Back in January, when Little Bird first announced their ambitious plans to release the 23-track album Proxima as a series of three separate EPs, I was a bit of a skeptic. While it’s always been clear that the members of Little Bird are talented musicians, I wasn’t sure that they could write enough interesting songs to warrant releasing an album that long. Let alone releasing it in three separate parts, over the course of an entire year.
Would Little Bird, authors of the lyrical masterpiece “Honey Leak”, hold our collective interests, or would they miss the mark and have everybody saying “who cares”? My bet was on the latter, and early on I had the corny single “Mega Hot Super Babe” and the grammatical mess that was the “SWIPE” lyric video in my corner.
However, as the release cycle wore on, I found that there was less to poke fun at and more to enjoy. Little Bird have kept a steady stream of Proxima-related content coming throughout the entire year (continuing with the “who cares” video out this week), and instead of getting boring, each piece of Proxima revealed has been more and more interesting.
PROXIMA: ALPHA was released back in February, and it was mostly solid. Right away the band introduced the fluidity and the psychedelic vibe that permeates through the rest Proxima, with a focus on clean transitions between songs and only a few remnants of the lyrical missteps of their early days. Read our full review of PROXIMA: ALPHA here.
After releasing the first EP, it wasn’t long before Little Bird shifted gears to part 2, Proxima: Beta, and right away it was clear that Beta was going to be even better than ALPHA.
Proxima: Beta dropped in June and yep, it’s even better. The band allows themselves to experiment even more freely with this second part, but both EPs still fit into the same musical realm. The whole thing is woven together in sequence by careful transitions between songs, just like ALPHA, and later Gamma, and was clearly meant to be listened to from front to back.
A few days before Proxima: Beta dropped it also became clear that Little Bird had caught some wider attention (not just from this lil’ music blog) when the single “who cares” landed them their first Spotify editorial playlist slot, on the Fresh Finds: Indie playlist.
One standout sleeper track from Beta is “Glden Hr (In The Tripl3 Suns)”, the longest song on all of Proxima, and perhaps the most experimental. It’s slow and groovy, with meandering guitar and synth leading the way with a melody that feels at least partially improvised. There a lot of changes in the vibe throughout, and the whole track feels like a journey in itself, representative of the overarching themes from the rest of the album.
If Little Bird shifted gears from ALPHA to Beta quickly, they went from Beta to Gamma at light speed (perhaps too fast?). It was just about three weeks after the release of Beta when Little Bird released “Are You Alright?”, the first Gamma single and the closing track to the entire shebang.

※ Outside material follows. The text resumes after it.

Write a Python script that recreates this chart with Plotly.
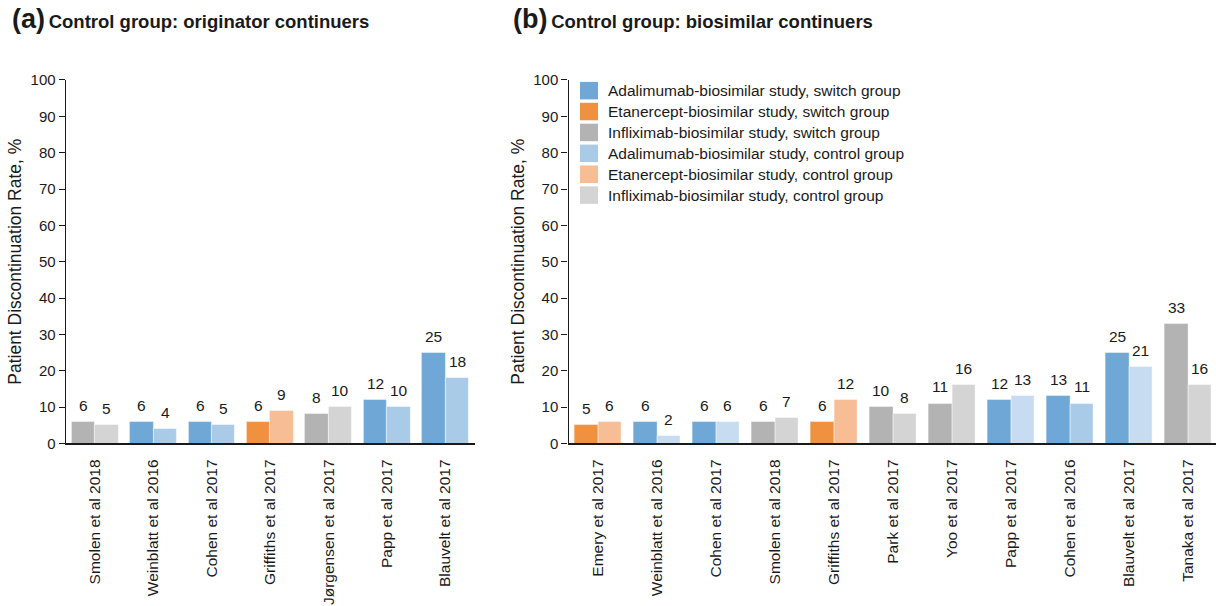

The Little Bird hype on a national scale did not end with that first editorial playlist slot, either. During the month or so leading up to the release of Gamma, which entered the world on September 23rd, Little Bird had several nuggets of success that point toward a bright future. They landed Apple Music playlist slots for “Are You Alright?” and the final single “Driftin”, and even recorded an Audiotree Live Session. Not to mention opening for SUSTO for a couple of sold out dates in Georgia.
Proxima: Gamma opens with “Mah.”, a track which has features that you didn’t even know you were looking for, from Charleston artists Abstract – that Rapper and hrlum. They have often collaborated with Abstract in the live setting, but this is the first time we’ve seen them collab on a studio album. hrlum brings some elegant female vocals to the mix, offering a nice change of pace from the rest of the album and a subtle reminder of the female vocals that were present on all of Familiar. hrlum is also featured on the next track, “Allways.”, along with Caminator, a.k.a. the talented young bassist Cameron Westcott of the Psycodelics.
By now it seems that my initial question about Little Bird has been answered: yes, they’ve made an album that is interesting enough to warrant its length and having been released in three parts. Over the course of this year they’ve turned me from somebody who might roll their eyes at Little Turd, thinking they were overrated, into a certified Little Bird fan.
While I do stand by all my former critiques of the band, I have to hand it them. Proxima is a damn good album. 8/10.